> _Dataset extract_:
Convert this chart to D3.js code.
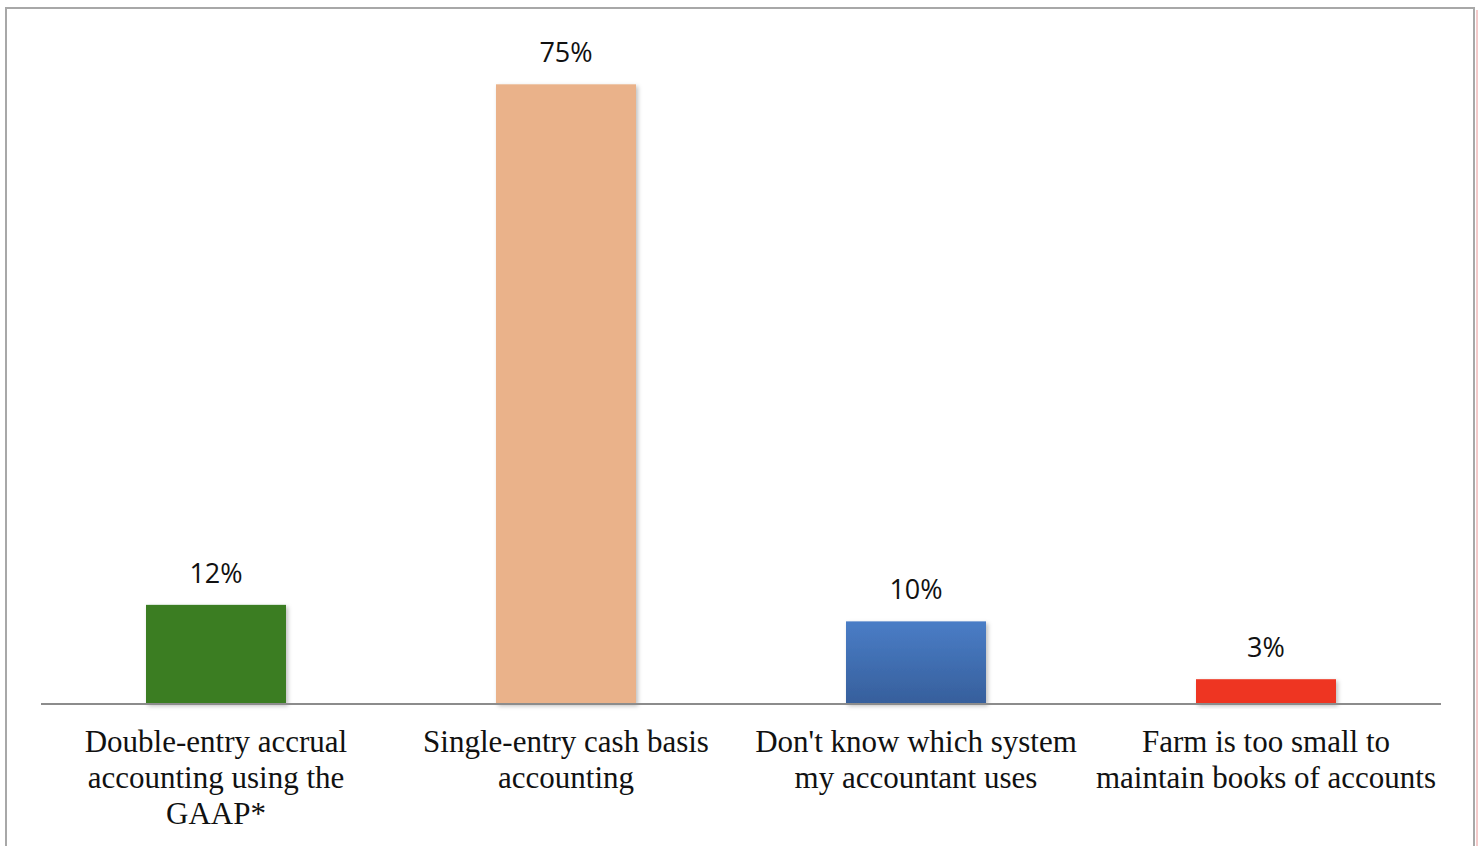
<html>
<head>
<script src="https://d3js.org/d3.v7.min.js"></script>
<style>
  body { margin: 0; background: #fff; }
  svg { display: block; }
</style>
</head>
<body>
<script>
const categories = [
  ["Double-entry accrual", "accounting using the", "GAAP*"],
  ["Single-entry cash basis", "accounting"],
  ["Don't know which system", "my accountant uses"],
  ["Farm is too small to", "maintain books of accounts"]
];
const values = [12, 75, 10, 3];
const colors = ["#3a7d23", "#eab28a", "blue-grad", "#ee3424"];

const W = 1481, H = 846;
const svg = d3.select("body").append("svg").attr("width", W).attr("height", H);

const defs = svg.append("defs");
const grad = defs.append("linearGradient").attr("id", "blueGrad")
  .attr("x1", 0).attr("y1", 0).attr("x2", 0).attr("y2", 1);
grad.append("stop").attr("offset", "0%").attr("stop-color", "#4a7dc6");
grad.append("stop").attr("offset", "100%").attr("stop-color", "#365f9c");
const shadow = defs.append("filter").attr("id", "shadow")
  .attr("x", "-10%").attr("y", "-10%").attr("width", "130%").attr("height", "130%");
shadow.append("feDropShadow").attr("dx", 2).attr("dy", 2).attr("stdDeviation", 2)
  .attr("flood-color", "#000").attr("flood-opacity", 0.25);

// outer frame
svg.append("rect").attr("x", 6).attr("y", 8).attr("width", 1468).attr("height", 850)
  .attr("fill", "none").attr("stroke", "#a8a8a8").attr("stroke-width", 2);
svg.append("line").attr("x1", 1477).attr("x2", 1477).attr("y1", 10).attr("y2", H)
  .attr("stroke", "#f0b8b8").attr("stroke-width", 1.5);

const x = d3.scaleBand().domain(d3.range(values.length))
  .range([41, 1441]).paddingInner(0.6).paddingOuter(0.3);
const y = d3.scaleLinear().domain([0, 80]).range([704, 43]);

svg.append("g").selectAll("rect").data(values).join("rect")
  .attr("x", (d, i) => x(i))
  .attr("y", d => y(d))
  .attr("width", x.bandwidth())
  .attr("height", d => y(0) - y(d))
  .attr("fill", (d, i) => colors[i] === "blue-grad" ? "url(#blueGrad)" : colors[i])
  .attr("filter", "url(#shadow)");

// baseline
svg.append("line").attr("x1", 41).attr("x2", 1441).attr("y1", y(0)).attr("y2", y(0))
  .attr("stroke", "#8c8c8c").attr("stroke-width", 2);

// value labels
svg.append("g").selectAll("text").data(values).join("text")
  .attr("x", (d, i) => x(i) + x.bandwidth() / 2)
  .attr("y", d => y(d) - 22)
  .attr("text-anchor", "middle")
  .attr("font-family", "'Open Sans', sans-serif")
  .attr("font-size", 27)
  .attr("fill", "#111")
  .text(d => d + "%");

// category labels
const cat = svg.append("g").selectAll("text").data(categories).join("text")
  .attr("x", (d, i) => x(i) + x.bandwidth() / 2)
  .attr("y", 752)
  .attr("text-anchor", "middle")
  .attr("font-family", "'Liberation Serif', 'Times New Roman', serif")
  .attr("font-size", 31)
  .attr("fill", "#111");
cat.selectAll("tspan").data(d => d).join("tspan")
  .attr("x", function() { return d3.select(this.parentNode).attr("x"); })
  .attr("dy", (d, i) => i === 0 ? 0 : 36)
  .text(d => d);
</script>
</body>
</html>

> _Short exercise_: Quote the preceding listing precisely and completely, omitting its images.

> _Response to this exercise_:
Convert this chart to D3.js code.
<html>
<head>
<script src="https://d3js.org/d3.v7.min.js"></script>
<style>
  body { margin: 0; background: #fff; }
  svg { display: block; }
</style>
</head>
<body>
<script>
const categories = [
  ["Double-entry accrual", "accounting using the", "GAAP*"],
  ["Single-entry cash basis", "accounting"],
  ["Don't know which system", "my accountant uses"],
  ["Farm is too small to", "maintain books of accounts"]
];
const values = [12, 75, 10, 3];
const colors = ["#3a7d23", "#eab28a", "blue-grad", "#ee3424"];

const W = 1481, H = 846;
const svg = d3.select("body").append("svg").attr("width", W).attr("height", H);

const defs = svg.append("defs");
const grad = defs.append("linearGradient").attr("id", "blueGrad")
  .attr("x1", 0).attr("y1", 0).attr("x2", 0).attr("y2", 1);
grad.append("stop").attr("offset", "0%").attr("stop-color", "#4a7dc6");
grad.append("stop").attr("offset", "100%").attr("stop-color", "#365f9c");
const shadow = defs.append("filter").attr("id", "shadow")
  .attr("x", "-10%").attr("y", "-10%").attr("width", "130%").attr("height", "130%");
shadow.append("feDropShadow").attr("dx", 2).attr("dy", 2).attr("stdDeviation", 2)
  .attr("flood-color", "#000").attr("flood-opacity", 0.25);

// outer frame
svg.append("rect").attr("x", 6).attr("y", 8).attr("width", 1468).attr("height", 850)
  .attr("fill", "none").attr("stroke", "#a8a8a8").attr("stroke-width", 2);
svg.append("line").attr("x1", 1477).attr("x2", 1477).attr("y1", 10).attr("y2", H)
  .attr("stroke", "#f0b8b8").attr("stroke-width", 1.5);

const x = d3.scaleBand().domain(d3.range(values.length))
  .range([41, 1441]).paddingInner(0.6).paddingOuter(0.3);
const y = d3.scaleLinear().domain([0, 80]).range([704, 43]);

svg.append("g").selectAll("rect").data(values).join("rect")
  .attr("x", (d, i) => x(i))
  .attr("y", d => y(d))
  .attr("width", x.bandwidth())
  .attr("height", d => y(0) - y(d))
  .attr("fill", (d, i) => colors[i] === "blue-grad" ? "url(#blueGrad)" : colors[i])
  .attr("filter", "url(#shadow)");

// baseline
svg.append("line").attr("x1", 41).attr("x2", 1441).attr("y1", y(0)).attr("y2", y(0))
  .attr("stroke", "#8c8c8c").attr("stroke-width", 2);

// value labels
svg.append("g").selectAll("text").data(values).join("text")
  .attr("x", (d, i) => x(i) + x.bandwidth() / 2)
  .attr("y", d => y(d) - 22)
  .attr("text-anchor", "middle")
  .attr("font-family", "'Open Sans', sans-serif")
  .attr("font-size", 27)
  .attr("fill", "#111")
  .text(d => d + "%");

// category labels
const cat = svg.append("g").selectAll("text").data(categories).join("text")
  .attr("x", (d, i) => x(i) + x.bandwidth() / 2)
  .attr("y", 752)
  .attr("text-anchor", "middle")
  .attr("font-family", "'Liberation Serif', 'Times New Roman', serif")
  .attr("font-size", 31)
  .attr("fill", "#111");
cat.selectAll("tspan").data(d => d).join("tspan")
  .attr("x", function() { return d3.select(this.parentNode).attr("x"); })
  .attr("dy", (d, i) => i === 0 ? 0 : 36)
  .text(d => d);
</script>
</body>
</html>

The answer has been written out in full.